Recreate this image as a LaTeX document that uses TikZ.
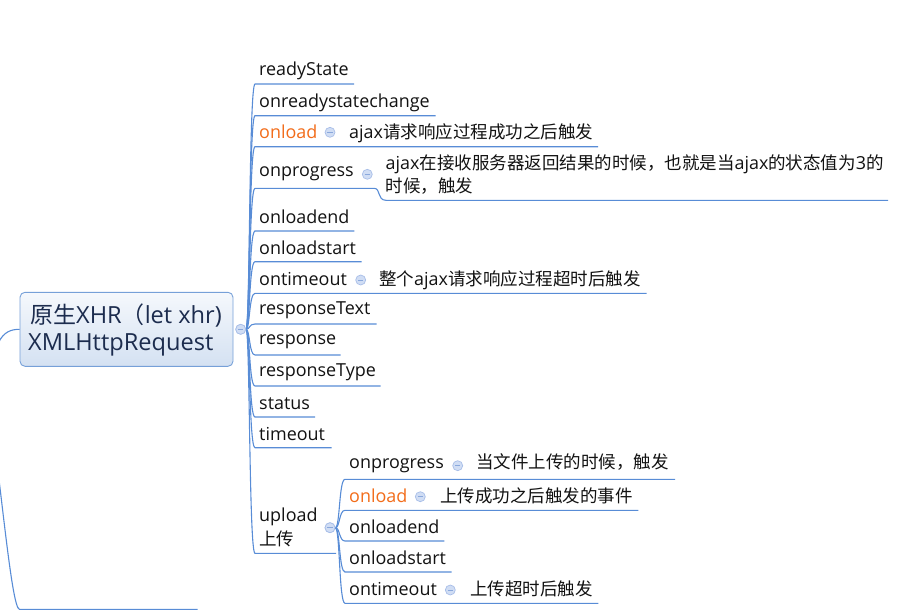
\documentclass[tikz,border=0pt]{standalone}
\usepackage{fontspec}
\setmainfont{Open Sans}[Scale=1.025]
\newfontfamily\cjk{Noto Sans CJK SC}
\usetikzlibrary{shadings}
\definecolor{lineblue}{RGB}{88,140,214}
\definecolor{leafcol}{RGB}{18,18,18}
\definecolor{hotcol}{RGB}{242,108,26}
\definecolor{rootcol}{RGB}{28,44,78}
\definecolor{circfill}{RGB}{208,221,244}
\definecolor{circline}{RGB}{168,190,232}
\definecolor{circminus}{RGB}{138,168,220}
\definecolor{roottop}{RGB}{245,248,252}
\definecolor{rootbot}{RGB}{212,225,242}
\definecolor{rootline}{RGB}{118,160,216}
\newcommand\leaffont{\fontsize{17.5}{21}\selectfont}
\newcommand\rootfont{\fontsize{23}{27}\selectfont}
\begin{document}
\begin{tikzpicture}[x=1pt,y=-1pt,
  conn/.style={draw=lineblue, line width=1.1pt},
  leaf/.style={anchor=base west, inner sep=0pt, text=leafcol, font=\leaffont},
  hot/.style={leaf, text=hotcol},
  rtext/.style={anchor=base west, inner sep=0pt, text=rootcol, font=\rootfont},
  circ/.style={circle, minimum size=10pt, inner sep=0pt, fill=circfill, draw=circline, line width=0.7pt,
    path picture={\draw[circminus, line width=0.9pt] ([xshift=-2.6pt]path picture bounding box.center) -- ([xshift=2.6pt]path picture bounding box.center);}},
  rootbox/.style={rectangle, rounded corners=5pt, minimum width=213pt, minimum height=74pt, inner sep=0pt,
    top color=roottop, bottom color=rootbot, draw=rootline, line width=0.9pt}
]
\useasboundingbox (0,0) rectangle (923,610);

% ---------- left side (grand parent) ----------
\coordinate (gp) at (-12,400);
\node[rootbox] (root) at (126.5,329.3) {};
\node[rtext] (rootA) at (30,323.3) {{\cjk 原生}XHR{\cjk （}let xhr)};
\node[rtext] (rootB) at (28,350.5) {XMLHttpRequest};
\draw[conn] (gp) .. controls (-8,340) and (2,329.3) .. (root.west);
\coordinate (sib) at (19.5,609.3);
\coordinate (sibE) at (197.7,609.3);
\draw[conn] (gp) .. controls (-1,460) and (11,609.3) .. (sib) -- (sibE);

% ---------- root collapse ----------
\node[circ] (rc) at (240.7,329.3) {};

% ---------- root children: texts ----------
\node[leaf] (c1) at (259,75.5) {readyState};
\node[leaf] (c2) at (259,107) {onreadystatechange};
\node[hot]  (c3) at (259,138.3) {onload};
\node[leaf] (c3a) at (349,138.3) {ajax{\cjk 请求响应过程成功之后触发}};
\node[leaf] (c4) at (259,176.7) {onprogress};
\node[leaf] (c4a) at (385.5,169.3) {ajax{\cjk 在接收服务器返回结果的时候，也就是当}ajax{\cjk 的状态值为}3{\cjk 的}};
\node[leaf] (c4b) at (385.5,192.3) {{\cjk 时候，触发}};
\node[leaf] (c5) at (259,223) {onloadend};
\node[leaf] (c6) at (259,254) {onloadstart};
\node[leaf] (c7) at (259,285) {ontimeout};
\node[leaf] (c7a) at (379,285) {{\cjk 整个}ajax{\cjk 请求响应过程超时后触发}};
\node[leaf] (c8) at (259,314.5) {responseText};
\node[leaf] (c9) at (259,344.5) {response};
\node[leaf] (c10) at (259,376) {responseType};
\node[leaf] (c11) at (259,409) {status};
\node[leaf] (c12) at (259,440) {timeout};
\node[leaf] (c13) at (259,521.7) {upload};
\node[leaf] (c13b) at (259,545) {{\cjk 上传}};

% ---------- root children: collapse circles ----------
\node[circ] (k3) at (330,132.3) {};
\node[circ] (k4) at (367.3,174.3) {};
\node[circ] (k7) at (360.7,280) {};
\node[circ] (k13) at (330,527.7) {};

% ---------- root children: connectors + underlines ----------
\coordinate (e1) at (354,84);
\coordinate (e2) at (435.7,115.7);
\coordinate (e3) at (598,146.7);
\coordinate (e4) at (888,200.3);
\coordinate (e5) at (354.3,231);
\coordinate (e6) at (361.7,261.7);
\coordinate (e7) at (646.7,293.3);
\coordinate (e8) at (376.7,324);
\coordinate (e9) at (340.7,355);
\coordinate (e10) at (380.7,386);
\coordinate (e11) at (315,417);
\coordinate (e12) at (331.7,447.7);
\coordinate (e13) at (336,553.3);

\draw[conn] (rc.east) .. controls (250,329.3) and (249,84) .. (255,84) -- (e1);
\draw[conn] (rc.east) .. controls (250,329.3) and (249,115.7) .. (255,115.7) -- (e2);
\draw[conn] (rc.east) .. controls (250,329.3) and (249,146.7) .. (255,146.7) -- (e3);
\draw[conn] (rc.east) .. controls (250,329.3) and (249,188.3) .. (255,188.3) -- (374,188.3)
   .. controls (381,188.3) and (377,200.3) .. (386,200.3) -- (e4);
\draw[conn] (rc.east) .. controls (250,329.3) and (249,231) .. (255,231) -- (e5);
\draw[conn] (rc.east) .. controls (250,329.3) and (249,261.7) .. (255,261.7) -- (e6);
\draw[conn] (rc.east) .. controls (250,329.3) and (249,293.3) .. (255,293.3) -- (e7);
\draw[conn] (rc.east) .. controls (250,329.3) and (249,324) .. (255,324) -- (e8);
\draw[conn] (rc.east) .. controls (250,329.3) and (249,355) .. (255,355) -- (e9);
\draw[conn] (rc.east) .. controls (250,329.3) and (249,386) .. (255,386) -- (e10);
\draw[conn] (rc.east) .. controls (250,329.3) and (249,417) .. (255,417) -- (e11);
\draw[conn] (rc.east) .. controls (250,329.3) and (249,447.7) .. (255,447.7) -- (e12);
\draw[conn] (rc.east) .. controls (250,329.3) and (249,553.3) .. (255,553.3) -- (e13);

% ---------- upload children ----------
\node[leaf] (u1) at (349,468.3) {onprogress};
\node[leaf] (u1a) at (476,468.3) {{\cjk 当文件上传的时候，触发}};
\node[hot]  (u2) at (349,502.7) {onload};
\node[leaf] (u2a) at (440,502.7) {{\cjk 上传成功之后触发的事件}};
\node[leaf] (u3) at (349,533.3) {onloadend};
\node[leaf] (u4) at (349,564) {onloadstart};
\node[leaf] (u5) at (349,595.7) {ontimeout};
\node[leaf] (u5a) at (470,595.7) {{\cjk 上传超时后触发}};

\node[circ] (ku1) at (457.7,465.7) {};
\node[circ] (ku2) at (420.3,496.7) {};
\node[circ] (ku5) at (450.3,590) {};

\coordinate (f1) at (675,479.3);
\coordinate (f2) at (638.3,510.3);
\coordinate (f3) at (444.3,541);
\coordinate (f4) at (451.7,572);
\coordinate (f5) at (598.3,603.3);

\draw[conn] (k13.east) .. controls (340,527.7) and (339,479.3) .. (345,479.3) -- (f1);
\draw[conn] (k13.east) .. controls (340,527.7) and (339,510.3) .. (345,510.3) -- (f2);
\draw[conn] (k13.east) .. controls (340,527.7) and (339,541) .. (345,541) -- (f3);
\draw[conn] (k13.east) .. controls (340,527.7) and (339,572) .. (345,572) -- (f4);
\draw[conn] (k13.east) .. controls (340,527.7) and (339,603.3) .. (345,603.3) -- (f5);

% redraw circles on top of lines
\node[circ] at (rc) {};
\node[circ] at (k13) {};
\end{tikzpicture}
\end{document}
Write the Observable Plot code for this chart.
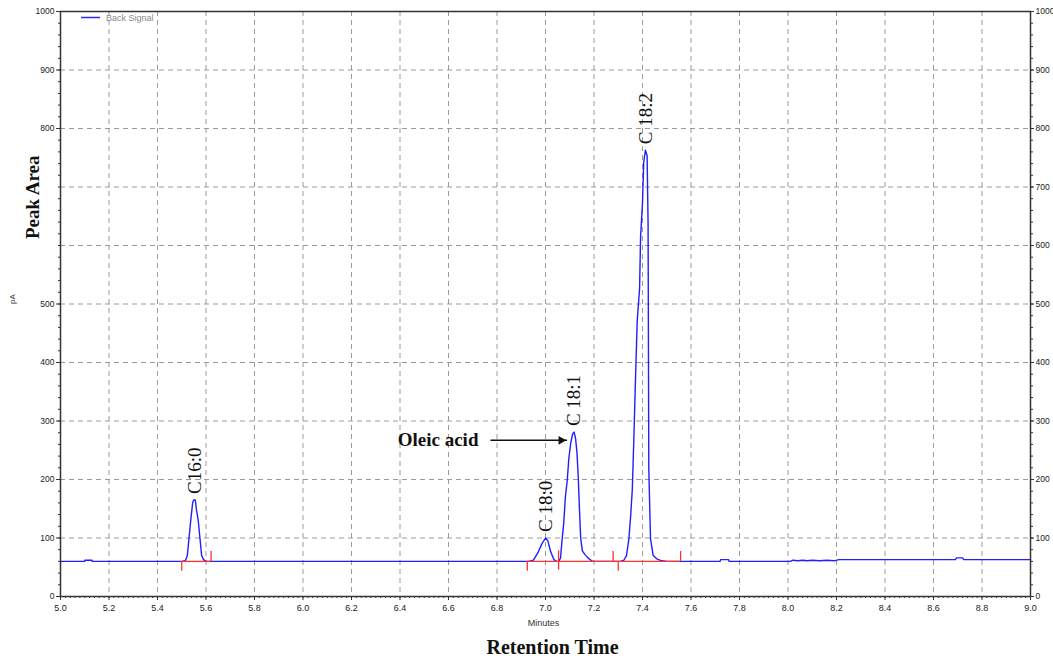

══════════

Your task is to set down the records shown above exactly, minus any pictures.

*Exercise answer:*
Recreate this image as a LaTeX document that uses TikZ.
\documentclass[tikz,border=0pt]{standalone}
\usepackage{fontspec}
\setmainfont{Open Sans}[Scale=1.025]
\newfontfamily\cjk{Noto Sans CJK SC}
\usetikzlibrary{shadings}
\definecolor{lineblue}{RGB}{88,140,214}
\definecolor{leafcol}{RGB}{18,18,18}
\definecolor{hotcol}{RGB}{242,108,26}
\definecolor{rootcol}{RGB}{28,44,78}
\definecolor{circfill}{RGB}{208,221,244}
\definecolor{circline}{RGB}{168,190,232}
\definecolor{circminus}{RGB}{138,168,220}
\definecolor{roottop}{RGB}{245,248,252}
\definecolor{rootbot}{RGB}{212,225,242}
\definecolor{rootline}{RGB}{118,160,216}
\newcommand\leaffont{\fontsize{17.5}{21}\selectfont}
\newcommand\rootfont{\fontsize{23}{27}\selectfont}
\begin{document}
\begin{tikzpicture}[x=1pt,y=-1pt,
  conn/.style={draw=lineblue, line width=1.1pt},
  leaf/.style={anchor=base west, inner sep=0pt, text=leafcol, font=\leaffont},
  hot/.style={leaf, text=hotcol},
  rtext/.style={anchor=base west, inner sep=0pt, text=rootcol, font=\rootfont},
  circ/.style={circle, minimum size=10pt, inner sep=0pt, fill=circfill, draw=circline, line width=0.7pt,
    path picture={\draw[circminus, line width=0.9pt] ([xshift=-2.6pt]path picture bounding box.center) -- ([xshift=2.6pt]path picture bounding box.center);}},
  rootbox/.style={rectangle, rounded corners=5pt, minimum width=213pt, minimum height=74pt, inner sep=0pt,
    top color=roottop, bottom color=rootbot, draw=rootline, line width=0.9pt}
]
\useasboundingbox (0,0) rectangle (923,610);

% ---------- left side (grand parent) ----------
\coordinate (gp) at (-12,400);
\node[rootbox] (root) at (126.5,329.3) {};
\node[rtext] (rootA) at (30,323.3) {{\cjk 原生}XHR{\cjk （}let xhr)};
\node[rtext] (rootB) at (28,350.5) {XMLHttpRequest};
\draw[conn] (gp) .. controls (-8,340) and (2,329.3) .. (root.west);
\coordinate (sib) at (19.5,609.3);
\coordinate (sibE) at (197.7,609.3);
\draw[conn] (gp) .. controls (-1,460) and (11,609.3) .. (sib) -- (sibE);

% ---------- root collapse ----------
\node[circ] (rc) at (240.7,329.3) {};

% ---------- root children: texts ----------
\node[leaf] (c1) at (259,75.5) {readyState};
\node[leaf] (c2) at (259,107) {onreadystatechange};
\node[hot]  (c3) at (259,138.3) {onload};
\node[leaf] (c3a) at (349,138.3) {ajax{\cjk 请求响应过程成功之后触发}};
\node[leaf] (c4) at (259,176.7) {onprogress};
\node[leaf] (c4a) at (385.5,169.3) {ajax{\cjk 在接收服务器返回结果的时候，也就是当}ajax{\cjk 的状态值为}3{\cjk 的}};
\node[leaf] (c4b) at (385.5,192.3) {{\cjk 时候，触发}};
\node[leaf] (c5) at (259,223) {onloadend};
\node[leaf] (c6) at (259,254) {onloadstart};
\node[leaf] (c7) at (259,285) {ontimeout};
\node[leaf] (c7a) at (379,285) {{\cjk 整个}ajax{\cjk 请求响应过程超时后触发}};
\node[leaf] (c8) at (259,314.5) {responseText};
\node[leaf] (c9) at (259,344.5) {response};
\node[leaf] (c10) at (259,376) {responseType};
\node[leaf] (c11) at (259,409) {status};
\node[leaf] (c12) at (259,440) {timeout};
\node[leaf] (c13) at (259,521.7) {upload};
\node[leaf] (c13b) at (259,545) {{\cjk 上传}};

% ---------- root children: collapse circles ----------
\node[circ] (k3) at (330,132.3) {};
\node[circ] (k4) at (367.3,174.3) {};
\node[circ] (k7) at (360.7,280) {};
\node[circ] (k13) at (330,527.7) {};

% ---------- root children: connectors + underlines ----------
\coordinate (e1) at (354,84);
\coordinate (e2) at (435.7,115.7);
\coordinate (e3) at (598,146.7);
\coordinate (e4) at (888,200.3);
\coordinate (e5) at (354.3,231);
\coordinate (e6) at (361.7,261.7);
\coordinate (e7) at (646.7,293.3);
\coordinate (e8) at (376.7,324);
\coordinate (e9) at (340.7,355);
\coordinate (e10) at (380.7,386);
\coordinate (e11) at (315,417);
\coordinate (e12) at (331.7,447.7);
\coordinate (e13) at (336,553.3);

\draw[conn] (rc.east) .. controls (250,329.3) and (249,84) .. (255,84) -- (e1);
\draw[conn] (rc.east) .. controls (250,329.3) and (249,115.7) .. (255,115.7) -- (e2);
\draw[conn] (rc.east) .. controls (250,329.3) and (249,146.7) .. (255,146.7) -- (e3);
\draw[conn] (rc.east) .. controls (250,329.3) and (249,188.3) .. (255,188.3) -- (374,188.3)
   .. controls (381,188.3) and (377,200.3) .. (386,200.3) -- (e4);
\draw[conn] (rc.east) .. controls (250,329.3) and (249,231) .. (255,231) -- (e5);
\draw[conn] (rc.east) .. controls (250,329.3) and (249,261.7) .. (255,261.7) -- (e6);
\draw[conn] (rc.east) .. controls (250,329.3) and (249,293.3) .. (255,293.3) -- (e7);
\draw[conn] (rc.east) .. controls (250,329.3) and (249,324) .. (255,324) -- (e8);
\draw[conn] (rc.east) .. controls (250,329.3) and (249,355) .. (255,355) -- (e9);
\draw[conn] (rc.east) .. controls (250,329.3) and (249,386) .. (255,386) -- (e10);
\draw[conn] (rc.east) .. controls (250,329.3) and (249,417) .. (255,417) -- (e11);
\draw[conn] (rc.east) .. controls (250,329.3) and (249,447.7) .. (255,447.7) -- (e12);
\draw[conn] (rc.east) .. controls (250,329.3) and (249,553.3) .. (255,553.3) -- (e13);

% ---------- upload children ----------
\node[leaf] (u1) at (349,468.3) {onprogress};
\node[leaf] (u1a) at (476,468.3) {{\cjk 当文件上传的时候，触发}};
\node[hot]  (u2) at (349,502.7) {onload};
\node[leaf] (u2a) at (440,502.7) {{\cjk 上传成功之后触发的事件}};
\node[leaf] (u3) at (349,533.3) {onloadend};
\node[leaf] (u4) at (349,564) {onloadstart};
\node[leaf] (u5) at (349,595.7) {ontimeout};
\node[leaf] (u5a) at (470,595.7) {{\cjk 上传超时后触发}};

\node[circ] (ku1) at (457.7,465.7) {};
\node[circ] (ku2) at (420.3,496.7) {};
\node[circ] (ku5) at (450.3,590) {};

\coordinate (f1) at (675,479.3);
\coordinate (f2) at (638.3,510.3);
\coordinate (f3) at (444.3,541);
\coordinate (f4) at (451.7,572);
\coordinate (f5) at (598.3,603.3);

\draw[conn] (k13.east) .. controls (340,527.7) and (339,479.3) .. (345,479.3) -- (f1);
\draw[conn] (k13.east) .. controls (340,527.7) and (339,510.3) .. (345,510.3) -- (f2);
\draw[conn] (k13.east) .. controls (340,527.7) and (339,541) .. (345,541) -- (f3);
\draw[conn] (k13.east) .. controls (340,527.7) and (339,572) .. (345,572) -- (f4);
\draw[conn] (k13.east) .. controls (340,527.7) and (339,603.3) .. (345,603.3) -- (f5);

% redraw circles on top of lines
\node[circ] at (rc) {};
\node[circ] at (k13) {};
\end{tikzpicture}
\end{document}
Write the Observable Plot code for this chart.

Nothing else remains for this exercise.